Oltre ogni convenzione

Dialogo tra un sacerdote e un ateo nel libro per Città nuova di don Paolo Zago Prete in comunità. Intervista all'autore
Prete in comunità

Una mail inaspettata nella casella di posta da parte di un amico d’infanzia, Nic, affermato fisico e "ateo praticante".

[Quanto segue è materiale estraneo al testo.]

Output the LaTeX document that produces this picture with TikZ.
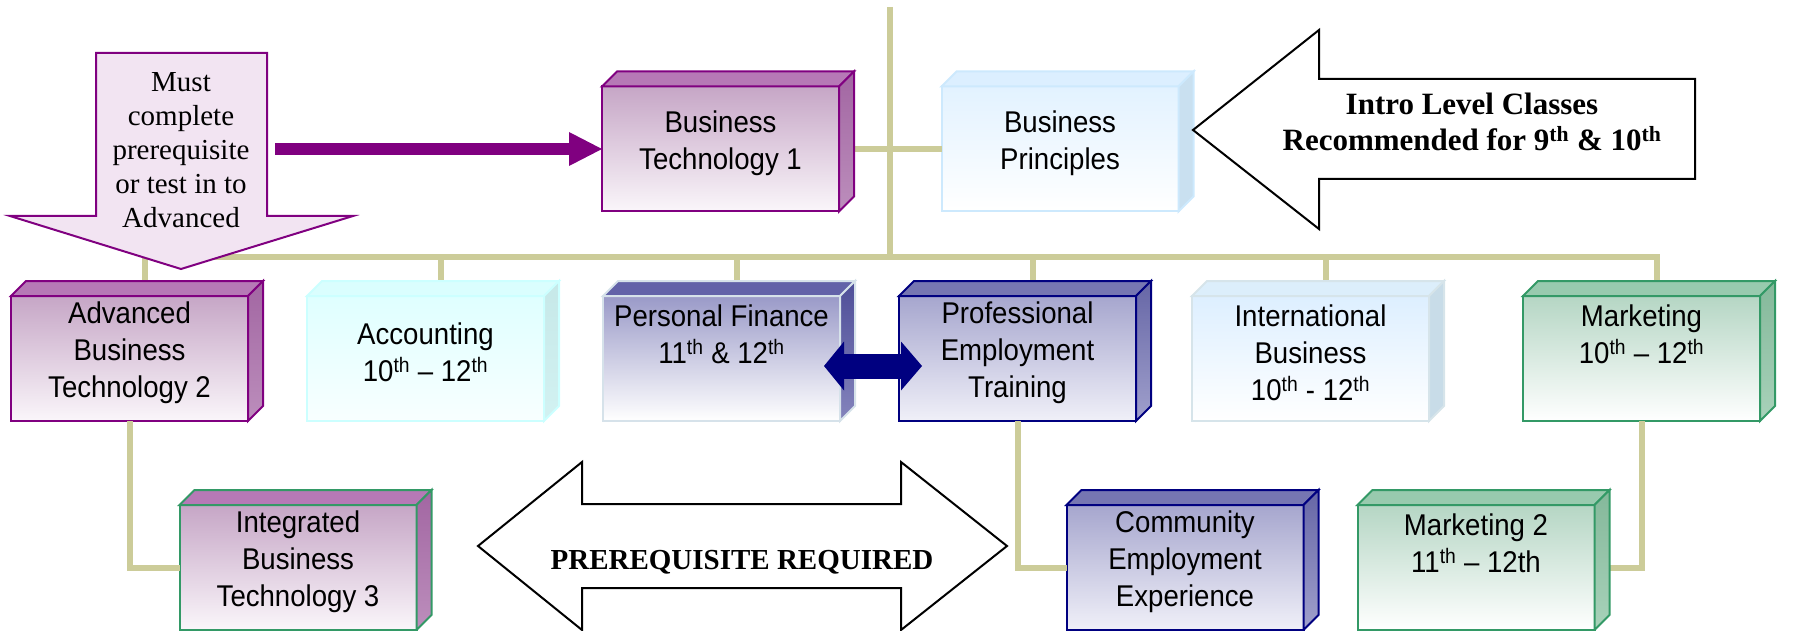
\documentclass[tikz,border=0pt]{standalone}
\usepackage{fontspec}
\usepackage{xcolor}
\usepackage{tikz}
\usetikzlibrary{arrows.meta}

\newfontfamily\cubefont[FakeStretch=0.92]{Liberation Sans}
\newfontfamily\notefont{Liberation Serif}

\definecolor{trunkline}{HTML}{CCCC99}
\definecolor{plumedge}{HTML}{800080}
\definecolor{plumfront}{HTML}{C6A6C6}
\definecolor{plumback}{HTML}{FAF6FA}
\definecolor{plumtop}{HTML}{B679B6}
\definecolor{plumside}{HTML}{A266A2}
\definecolor{plumsidelow}{HTML}{BC8EBC}
\definecolor{aquaedge}{HTML}{CCFFFF}
\definecolor{aquafront}{HTML}{DFFFFF}
\definecolor{aquaback}{HTML}{F8FFFF}
\definecolor{aquatop}{HTML}{DAFEFE}
\definecolor{aquaside}{HTML}{C6E8E8}
\definecolor{aquasidelow}{HTML}{D2F2F2}
\definecolor{skyedge}{HTML}{CDE9FD}
\definecolor{skyfront}{HTML}{E2F2FF}
\definecolor{skytop}{HTML}{DCEFFF}
\definecolor{skyside}{HTML}{C9E0F0}
\definecolor{iceedge}{HTML}{D6E4EA}
\definecolor{icefront}{HTML}{DDEFFF}
\definecolor{icetop}{HTML}{DCEEFB}
\definecolor{iceside}{HTML}{C8DCE8}
\definecolor{slateedge}{HTML}{D6E2EA}
\definecolor{slatefront}{HTML}{9A9AC8}
\definecolor{slatetop}{HTML}{6262A8}
\definecolor{slateside}{HTML}{4E4E98}
\definecolor{slatesidelow}{HTML}{8484BC}
\definecolor{navyedge}{HTML}{000080}
\definecolor{navyfront}{HTML}{A6A6CE}
\definecolor{navyback}{HTML}{F0F0F8}
\definecolor{navytop}{HTML}{7676B2}
\definecolor{navyside}{HTML}{6666A6}
\definecolor{navysidelow}{HTML}{A0A0CC}
\definecolor{greenedge}{HTML}{339966}
\definecolor{greenfront}{HTML}{B5D6C4}
\definecolor{greentop}{HTML}{98CAAE}
\definecolor{greenside}{HTML}{84B89A}
\definecolor{greensidelow}{HTML}{A8D2BA}
\definecolor{mustlight}{HTML}{F2E4F2}
\definecolor{mustmid}{HTML}{DFC7DF}

% top and right faces of a box: node, top, side, side low, edge
\newcommand{\cubefaces}[5]{%
  \filldraw[draw=#5,fill=#2,line width=2pt] (#1.north west) -- ([xshift=15pt,yshift=15pt]#1.north west)
    -- ([xshift=15pt,yshift=15pt]#1.north east) -- (#1.north east) -- cycle;
  \draw[draw=#5,top color=#3,bottom color=#4,line width=2pt] (#1.north east) -- ([xshift=15pt,yshift=15pt]#1.north east)
    -- ([xshift=15pt,yshift=15pt]#1.south east) -- (#1.south east) -- cycle;
}

\begin{document}
\begin{tikzpicture}[x=1pt,y=-1pt,
    cube/.style={minimum width=237pt,minimum height=125pt,inner sep=0pt,outer sep=0pt,line width=2pt},
    cubetext/.style={font=\cubefont\fontsize{30}{37}\selectfont,align=center,yshift=6pt},
    plumcube/.style={cube,draw=plumedge,top color=plumfront,bottom color=plumback},
    aquacube/.style={cube,draw=aquaedge,top color=aquafront,bottom color=aquaback},
    skycube/.style={cube,draw=skyedge,top color=skyfront,bottom color=white},
    icecube/.style={cube,draw=iceedge,top color=icefront,bottom color=white},
    slatecube/.style={cube,draw=slateedge,top color=slatefront,bottom color=white},
    navycube/.style={cube,draw=navyedge,top color=navyfront,bottom color=navyback},
    greencube/.style={cube,draw=greenedge,top color=greenfront,bottom color=white},
    trunk/.style={draw=trunkline,line width=6pt},
    notetext/.style={font=\notefont\fontsize{29}{34}\selectfont,align=center},
    calltext/.style={font=\notefont\bfseries\fontsize{31}{36}\selectfont,align=center},
    callout/.style={draw=black,fill=white,line width=2pt},
  ]
    \useasboundingbox (0,0) rectangle (1793,631);
    % Intro level
    \node[plumcube,label={[cubetext]center:Business\\Technology 1}] (bt1) at (720.5,149) {};
    \node[skycube,label={[cubetext]center:Business\\Principles}] (bp) at (1060,149) {};
    % Second row
    \node[plumcube,label={[cubetext]center:Advanced\\Business\\Technology 2}] (abt2) at (129.5,358.5) {};
    \node[aquacube,label={[cubetext]center:Accounting\\10\textsuperscript{th} \textendash{} 12\textsuperscript{th}}] (acct) at (425.5,358.5) {};
    \node[slatecube,label={[cubetext]center:Personal Finance\\11\textsuperscript{th} \& 12\textsuperscript{th}\\~}] (pfin) at (721.5,358.5) {};
    \node[navycube,label={[cubetext]center:Professional\\Employment\\Training}] (pet) at (1017.5,358.5) {};
    \node[icecube,label={[cubetext]center:International\\Business\\10\textsuperscript{th} - 12\textsuperscript{th}}] (intl) at (1310.5,358.5) {};
    \node[greencube,label={[cubetext]center:Marketing\\10\textsuperscript{th} \textendash{} 12\textsuperscript{th}\\~}] (mkt) at (1641.5,358.5) {};
    % Third row
    \node[plumcube,draw=greenedge,label={[cubetext]center:Integrated\\Business\\Technology 3}] (ibt3) at (298,567.5) {};
    \node[navycube,label={[cubetext]center:Community\\Employment\\Experience}] (cee) at (1185,567.5) {};
    \node[greencube,label={[cubetext]center:Marketing 2\\11\textsuperscript{th} \textendash{} 12th\\~}] (mkt2) at (1476,567.5) {};
    % Lines
    \coordinate (trunktop) at (890,7);
    \coordinate (bar) at (890,257);
    \draw[trunk] (trunktop) -- (bar);
    \foreach \n in {abt2,acct,pfin,pet,intl,mkt}
      \draw[trunk] ([xshift=15pt,yshift=15pt]\n.north) |- (bar);
    \draw[trunk] (bt1.east) -- (bp.west);
    \draw[trunk] (abt2.south) |- (ibt3.west);
    \draw[trunk] (pet.south) |- (cee.west);
    \draw[trunk] (mkt.south) |- (mkt2.east);
    % Faces
    \foreach \n/\t/\s/\l/\e in {bt1/plumtop/plumside/plumsidelow/plumedge,
        bp/skytop/skyside/skyside/skyedge,
        abt2/plumtop/plumside/plumsidelow/plumedge,
        acct/aquatop/aquaside/aquasidelow/aquaedge,
        pfin/slatetop/slateside/slatesidelow/slateedge,
        pet/navytop/navyside/navysidelow/navyedge,
        intl/icetop/iceside/iceside/iceedge,
        mkt/greentop/greenside/greensidelow/greenedge,
        ibt3/plumtop/plumside/plumsidelow/greenedge,
        cee/navytop/navyside/navysidelow/navyedge,
        mkt2/greentop/greenside/greensidelow/greenedge}
      \cubefaces{\n}{\t}{\s}{\l}{\e};
    % Must complete arrow
    \draw[draw=plumedge,line width=2pt,top color=mustlight,middle color=mustmid,bottom color=mustlight]
      (96,53) -- (267,53) -- (267,216) -- (353,216) -- (181,269) -- (10,216) -- (96,216) -- cycle;
    \node[notetext] (must) at (181,150) {Must\\complete\\prerequisite\\or test in to\\Advanced};
    \coordinate (techstart) at (275,149);
    \draw[draw=plumedge,line width=12pt,-{Triangle[width=34pt,length=33pt,line width=0pt]}] (techstart) -- (bt1.west);
    % Intro arrow
    \draw[callout] (1193,130) -- (1319,30) -- (1319,79) -- (1695,79) -- (1695,179) -- (1319,179) -- (1319,229) -- cycle;
    \node[calltext] (intro) at (1472,122) {Intro Level Classes\\Recommended for 9\textsuperscript{th} \& 10\textsuperscript{th}};
    % Prerequisite arrow
    \draw[callout] (478,546) -- (582,462) -- (582,504) -- (901,504) -- (901,462) -- (1007,546)
      -- (901,630) -- (901,588) -- (582,588) -- (582,630) -- cycle;
    \node[calltext,font=\notefont\bfseries\fontsize{29}{34}\selectfont] (prereq) at (742,562) {PREREQUISITE REQUIRED};
    % Finance and training
    \draw[draw=navyedge,line width=25pt,{Triangle[width=49pt,length=20pt,line width=0pt]}-{Triangle[width=49pt,length=21pt,line width=0pt]}]
      ([xshift=-16pt,yshift=-7.5pt]pfin.east) -- ([xshift=23pt,yshift=-7.5pt]pet.west);
  \end{tikzpicture}
\end{document}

Un amo lanciato nel mare informatico e quel sacerdote che risponde, anche alla provocazione contenuta in quella sorta "s.o.s.", senza batter ciglio. Così si apre la strada al confronto, interrogando  – il prete in questione – sul mondo sacerdotale con incalzante verità; anche riguardo la propria scelta e portandolo ad una condivisione sempre più piena del «suo mondo». Diversità di vedute sostanziali  e piccoli diverbi accendono il dibattito che si fa sempre più sostenuto su temi di attualità o di interesse per l’opinione pubblica: il celibato, il Vaticano, l’8 per mille, i preti pedofili.

 

Protagonista di questo libretto della collana Passaparola  – dal titolo Prete in comunità – è don Paolo Zago, prevosto dal 2010 presso la parrocchia di san Protaso di Milano e rettore del liceo Montini. Titolo che ben si argomenta  perché nella storia, il sacerdote non solo interloquisce con il suo amico ateo, ma per trovare spunti o riflessioni, si confronta anche con altri sacerdoti o con la sua comunità.

 

Un assaggio di quel «cortile dei gentili» – termine con cui papa Ratzinger nel dicembre 2010 aveva invitato la Chiesa ad aprire uno spazio ideale di dialogo per chi non considera la religione «una cosa estranea» –, e che sta ad indicare quell’area esterna al tempio ebraico in cui credenti e non (i gentili appunto) potevano argomentare sulla fede e la religione. Ed è ad don Paolo Zago, l’autore di Prete in comunità, che abbiamo rivolto alcune domande.

  

Le domande di Nic, il suo interlocutore, a volte si fondano sul comune “sentito dire" a proposito dei preti, altre volte sono vere e proprie riflessioni che aprono più ampi scenari su un mondo poco conosciuto…

 

«È vero. Spesso il mondo “clericale” non è molto conosciuto. Neppure da coloro che ci vivono accanto. In taluni permane quasi la sensazione che i preti siano come degli angeli, distanti dal mondo; per altri come una casta disincarnata dalle fatiche della realtà. In entrambi i casi ciò che manca è una reale percezione della dimensione umana e credente del prete. E la causa di ciò, credo, è anche da ricercare in un certo nostro stile, non sempre capace di comunicare in modo corretto con la gente del nostro tempo. Per certi aspetti, pur nella sua semplicità, questo libretto ha la pretesa di aprire una finestra su questo “mondo a parte”»

 

Nel libro si interroga se a volte ha «osato troppo nel dialogo o  troppo poco». Un sacerdote di oggi deve parlare, raccontare e condividere le proprie scelte di fronte alla comunità?

 

«Credo sia fondamentale. Ma non sempre è possibile. Sia perché le persone che si accostano a noi il più delle volte lo fanno per essere ascoltate più che per ascoltare. Sia perché noi stessi comunichiamo poco di noi. Da un lato, infatti, siamo più portati a “parlare” di Dio o di altro piuttosto che di noi stessi (vuoi per timore, vuoi per prudenza , vuoi per incapacità a trovare le giuste parole); dall’altro non sempre si trovano persone capaci di ascoltare senza giudicare, aperte e disponibili ad un rapporto libero, in cui “vivere l’altro” in maniera semplice ed autentica»

 

Ci può svelare chi è Nic? 

 

«Nic è l’insieme di più persone che ho incontrato e che incontro. Le parole e i dialoghi sono tutti reali, anche se appartengono a più persone. Mi è piaciuto condensarle tutte in un’unica figura (Nic) che in qualche modo richiama il personaggio evangelico di Nicodemo. Credo sia fondamentale, per noi preti, poetr avere rapporti di dialogo e amicizia anche con persone di diverse convinzioni: allarga il cuore e ci costringe ad essere meno dogmatici e capaci di annunciare la Verità di Cristo all’interno di un reciproco ascolto. A volte, come diceva Sartre “saper ascoltare le domande degli uomini è più importante che saper dare le risposte”».